Two Into One is a farce written by English playwright Ray Cooney, which premiered in Leicester in 1981, then performed at Guildford in 1983, and then had a long run at the Shaftesbury Theatre in London from late 1984 to early 1986. Cooney both directed and acted in a 2014 production of the play in London, and it was also translated into Swedish as Hotelliggaren.

==Production history==
Two Into One was first performed at the Haymarket Theatre, Leicester, on 19 March 1981. This production was directed by Roger Redfarn, and Cooney played the part of George Pigden.

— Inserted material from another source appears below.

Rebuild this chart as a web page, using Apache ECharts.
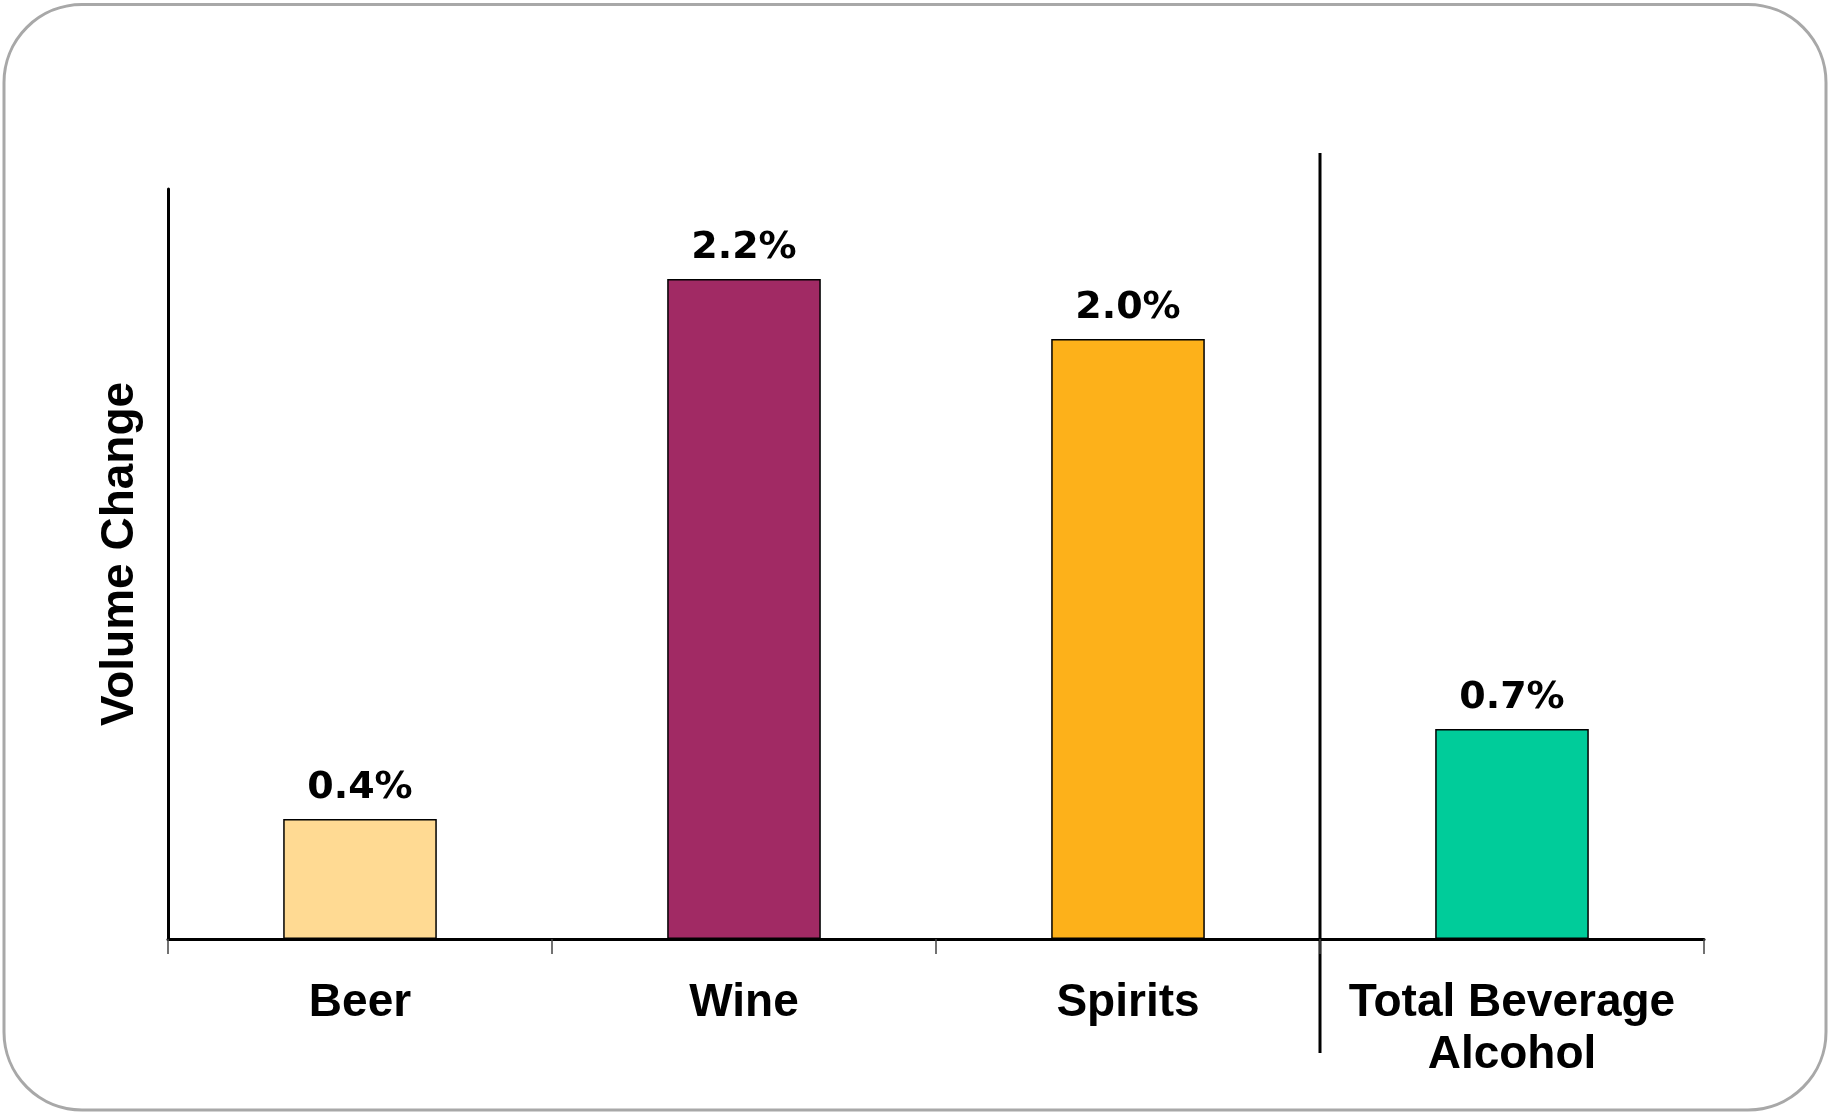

Two years later it was performed at Guildford, Surrey, in a co-production by Theatre of Comedy and Yvonne Arnaud Theatre, from 11 May to 4 June 1983. This production was directed and produced by playwright Ray Cooney, with stage design by Terry Parsons. Cooney also played George Pigden, while Derek Waring played Richard Willey, Joyce Blair played Pamela Willey, Serretta Wilson played Jennifer Bristow, and Anthony Sharp played The Manager.

The play had a long run at the Shaftesbury Theatre from 15 October 1984 to 15 February 1986. It starred Donald Sinden in the lead role as The Right Hon Richard Willey, MP until Donald Hewlett took over the role temporarily from 18 March to 27 April 1985, and then Anton Rodgers for the final year. Michael Williams played George Pigden for the whole run apart from being temporarily replaced by Tom Conti from 18 March to 27 April 1985. Lionel Jeffries played The Manager, later temporarily replaced by Eric Sykes and then Moray Watson. Actresses included Linda Hayden, Serretta Wilson, Jane Downs, Angela Browne, and Barbara Murray. Playwright Ray Cooney also directed the production, and his Theatre of Comedy Company bought the theatre during the run.

Also during 1984–5, the play had a run in Canada, in a production by Ed and David Mirvish in association with Theatre of Comedy and Yvonne Arnaud Theatre, at the Royal Alexandra Theatre in Toronto.

In 1999 a film version of the play in Swedish, directed by Bo Hermansson and featuring Peter Haber, Suzanne Reuter, Hans V. Engström, Iwa Boman, and Johan Rheborg was released, titled Hotelliggaren. Hotelliggaren was also staged in 2012 by the amateur theatre group Vulkanteatern in Jönköping, Sweden.

In 2014, a production of Two into One directed by Cooney and also featuring the playwright as The Waiter, was staged by Menier Chocolate Factory, a theatre in Southwark, London, running from 8 March to 26 April. Michael Praed played Richard Willey, Josefina Gabrielle was Pamela Willey, and Nick Wilton played George Pigden.